Generalizing the Linearized Doubling approach, I: General theory and new minimal surfaces and self-shrinkers

In Part I of this article we generalize the Linearized Doubling (LD) approach, introduced in earlier work by NK, by proving a general theorem stating that if $\Sigma$ is a closed minimal surface embedded in a Riemannian three-manifold $(N,g)$ and its Jacobi operator $\mathcal{L}_\Sigma$ has trivial kernel, then given a suitable family of LD solutions on $\Sigma$, a minimal surface resembling two copies of $\Sigma$ joined by many small catenoidal bridges can be constructed by PDE gluing methods. (An LD solution $\varphi$ on $\Sigma$ is a singular solution of the linear equation $\mathcal{L}_\Sigma \varphi =0$ with logarithmic singularities; in the construction the singularities are replaced by catenoidal bridges.) As an example demonstrating the applicability of the theorem we construct new doublings of the Clifford torus. In Part II we construct families of LD solutions for general $(O(2)\times \Z_2)$-symmetric backgrounds $(\Sigma, N,g)$. Combining with the theorem in Part I this implies the construction of new minimal doublings for such backgrounds. (Constructions for general backgrounds remain open.) This generalizes our earlier work for $\Sigma=\Sph^2 \subset N=\Sph^3$ providing new constructions even for that background.
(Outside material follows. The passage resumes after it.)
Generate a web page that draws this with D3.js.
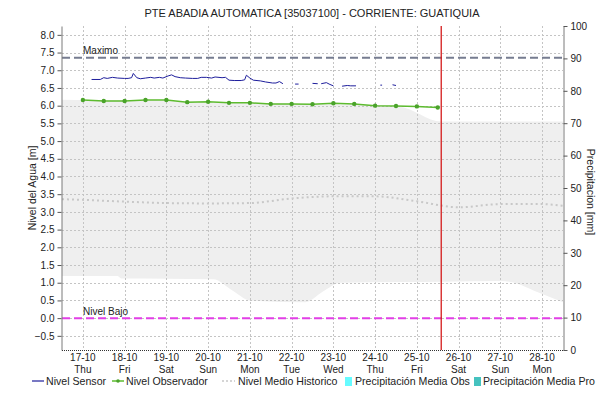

In Part III, applying the earlier result -- appropriately modified for the catenoid and the critical catenoid -- we construct new self-shrinkers of the mean curvature flow via doubling the spherical self-shrinker or the Angenent torus, new complete embedded minimal surfaces of finite total curvature in the Euclidean three-space via doubling the catenoid, and new free boundary minimal surfaces in the unit ball via doubling the critical catenoid.